In a panel discussion on 21 September at Hotel Palais Hansen Kempinski Vienna I discussed current issues of management liability with district attorney Sonja Herbst, public accountant and tax advisor Michael Schlenk (KPMG) and insurance expert Brigitta Schwarzer.
How much Compliance does an Organisation need?
The explicit inclusion of the Business Judgment Rule in Austrian corporate law at the beginning of 2016 has certainly contributed to the recognition of managers’ discretion in taking business decisions. At the same time however, a veritable compliance hype can bee seen in corporate organisations, which must be questioned critically. The decisive question is: How much compliance does an organisation need and has the bow not already been overdrawn?
One is always wiser in Hindsight
The experts’ discussion also touched upon the highly controversial judgment of the Regional Court of Munich in the matter Siemens vs. its former board member Heinz-Joachim Neubürger. The Regional Court of Munich handed down its judgment against Heinz-Joachim Neubürger with the knowledge of hindsight after extensive investigations. However, the court should have based its decision on an ex ante perspective from the point in time the management decision under scrutiny has been taken.

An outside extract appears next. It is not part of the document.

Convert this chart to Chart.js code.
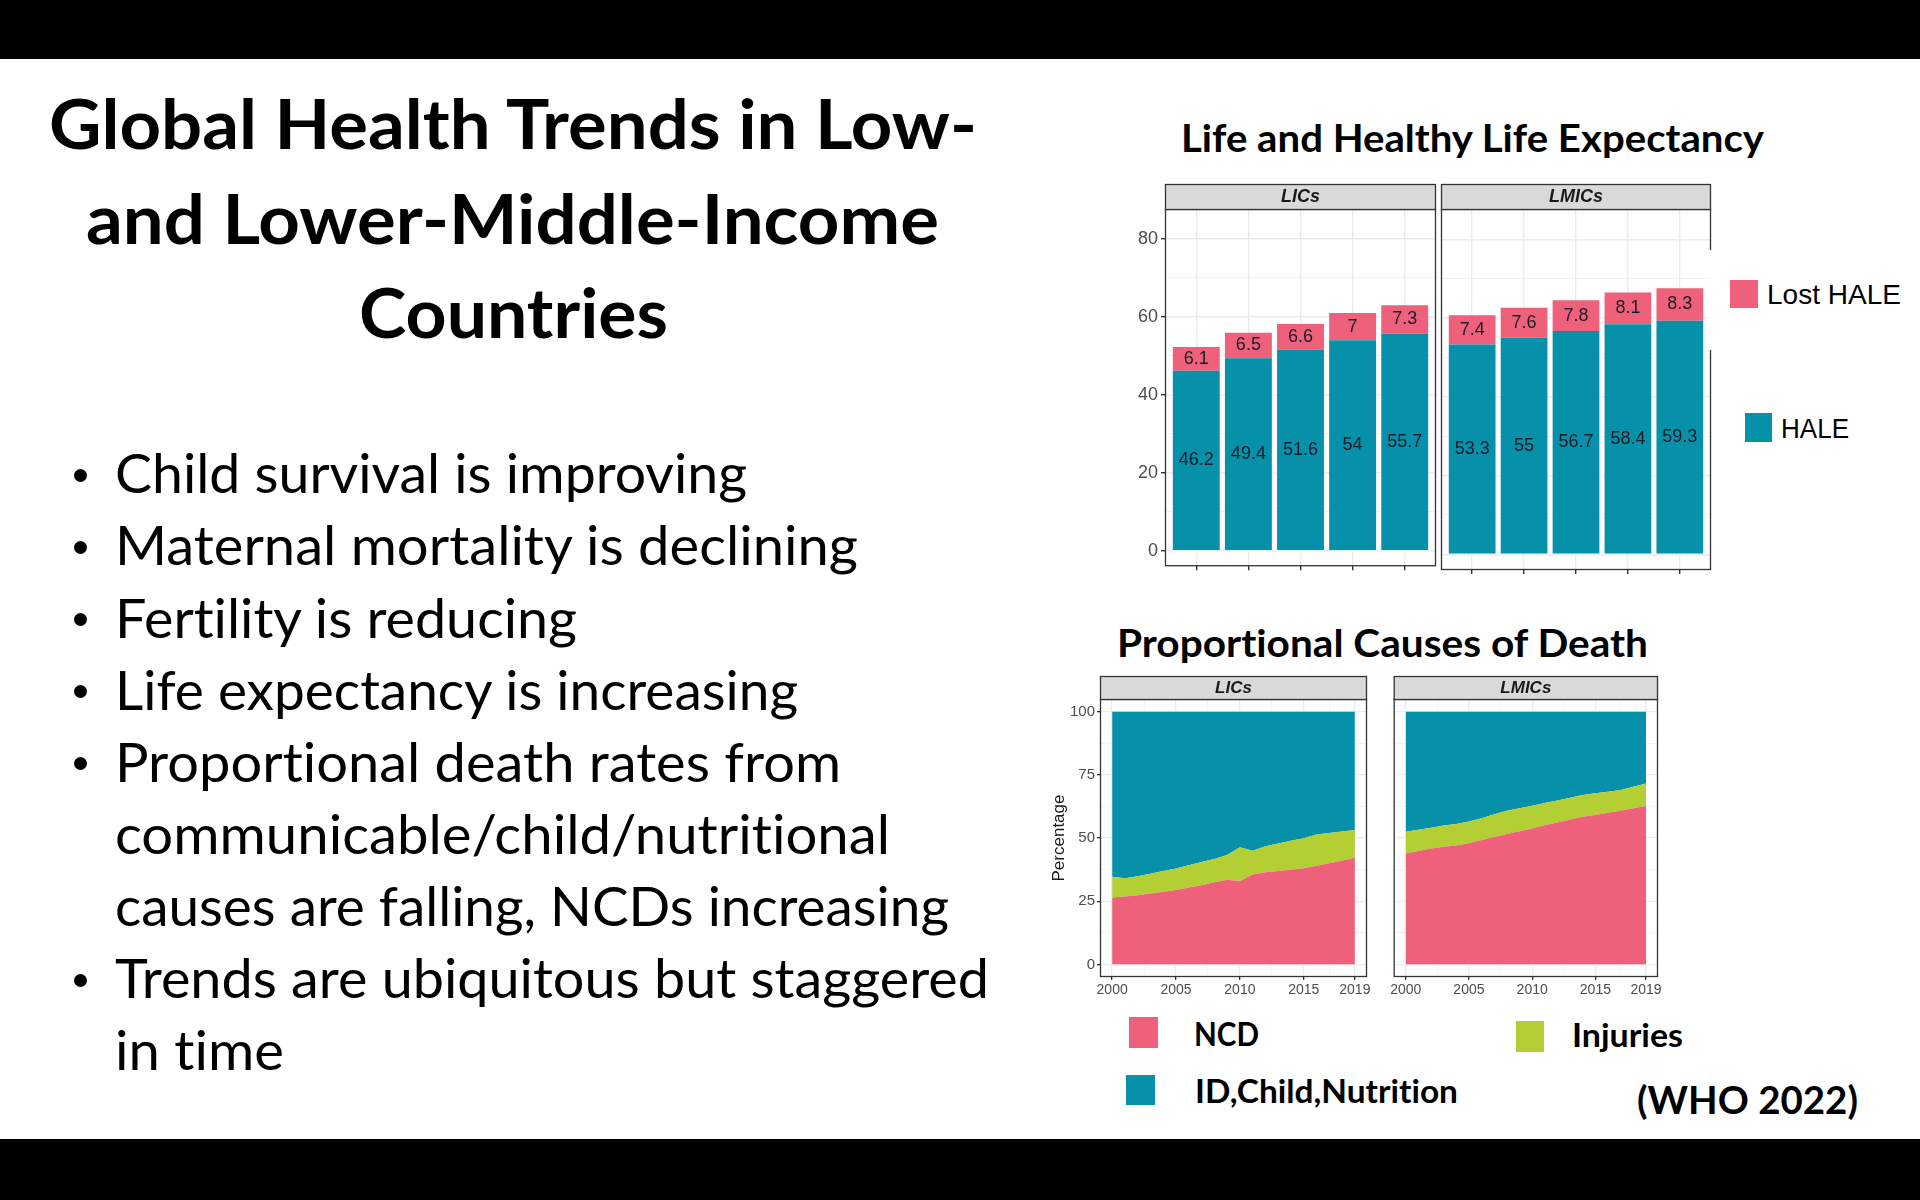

Reversal of Burden of Proof requires Documentation
Managers are well advised to produce documentation on business decisions to minimize risks. The creation of a paper trail documents the basis and considerations underlying a business decision. In a litigation on management liability the burden of proof is reversed, as a result of which a manager has to proove that by his conduct under scrutiny he has not breached his duty of care. Such proof can only be furnished on the basis of comprehensive documentation.